It was December 2013.
My baby and I had survived the worst of The Weaning. I had also decided that I was going to hand in my resignation – I didn’t want to go back.
What I needed was a new challenge – and I had an idea…
I embarked on a serious campaign lasting a number of weeks to convince my husband that what I really needed, what WE really needed, was a dog.
On and on I went with all the positives this little puppy would bring with it. We argued about the pros and cons of having a large or small dog. I wanted small, my husband large.
I was happy enough to compromise on this point (error #1 – think small manageable poos) and found a lovely breeder of chocolate Labradors (error #2 – renowned for being a bit potty) near our house.
We knew that if we went to see the puppy we would probably end up wanting to take him home, and so it was. We thought he was gorgeous – well, all puppies are, aren’t they?
He was the feistiest one, and his name was Bandit (error #3 – they’d obviously already clocked him as the nutty one). We would find out later that, even though we ended up changing his name, he had been aptly christened from the start.
He came to live with us at the end of January 2014 (error #4 – house training is easier when you can keep the garden door open all day i.e. not in winter). It was a Sunday evening and my husband was leaving for a week’s work trip the next morning. My close friends arrived for supper the following Tuesday – my son fast asleep in bed while I was being wildly circled by an out-of-control and incontinent fluff ball. They will attest to the fact that I was a gibbering wreck.
Oh, I so quickly and regretfully found out that a puppy wasn’t really the sort of challenge I had anticipated.
I grew up with a dog, but of course the grown-ups did all the hard work, and I just enjoyed having a pet. I had no idea how hard it was going to be, and the ridiculous amount of poo and wee I would have to mop up at some ungodly hour of the morning, before I brought my 9-month-old down for breakfast.
It was the same throughout the day. We found out later that I had misread the instructions on his dry food bag and was giving him his daily amount for both meals – he was very round and very happy – so no wonder really.
What a nightmare those first few months were! He chewed not one, but TWO Annabel Karmel recipe books – the horror. Did he think those pictures of food were real? He munched one of my child’s shoes and actually ate part of my husband’s flip flop.
My own experiences are mild in comparison to some of the stories I’ve heard (yep, I’ve watched ‘Marley and Me’) but bloody hell did I find it difficult!
Looking after a young child was, it turns out, quite enough thank you. I had imagined myself spending glorious sunny days in the park encouraging my adorable, and adoring, dog to walk calmly by the pram. Or playing fetch while my toddler giggled at the funny dog running after the ball.

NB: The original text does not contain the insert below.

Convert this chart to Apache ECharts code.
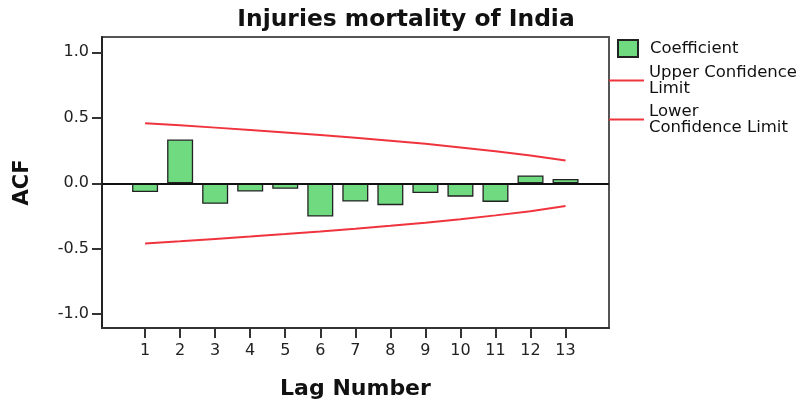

He couldn’t wait to get away! He nearly pulled the pram over once, and one very rainy morning his lead got caught on my welly and he bolted. My legs flew up into the air and I landed squarely on my arse. The little bugger stopped, looked back, and went on his merry way again.
But we persevered. Little by little he was house trained. He finished teething – yes they actually lose their milk teeth and get their grown up set – who knew?!
Around the 2.5-year mark (for my sins) he started to calm down – he no longer lunged playfully at complete strangers scaring the bejesus out of them.
He stopped knocking children over like pin balls when he went on one of his energy-expending runs. He’d bolt it around the house tail firmly tucked under, making himself look suspiciously like a hyena. He also stopped chewing his own back leg and eating his own poo. Yup, you read that correctly. Apparently, it’s a Labrador thing.
I remember going to a party at my sister-in-law’s house and meeting a couple who had decided to get a puppy the same week their first child was born. Wine sprayed out of my mouth and nose. Why would you do that to yourselves? Unsurprisingly the poor little puppy was sent back to the breeder a week later.
Yes, we made some errors but we’ve learnt from them. If and when we get another dog we will do well to remember them.
We absolutely adore our big pup, and he is very much a part of our family. I love our daily walks together when I get to see him go a little less berserk in the park.
He is super affectionate, incredibly gentle with children and great company. He is our grown-up Bandit. But ask me if I, knowing what I know now, would do it the same way again I would give a loud and resounding ‘NO’.
It’s great now yes, but I would have, at the very least, waited until my youngest was well out of nappies, maybe even in secondary school. If you happen to have that same itching feeling I would suggest taking up sewing instead!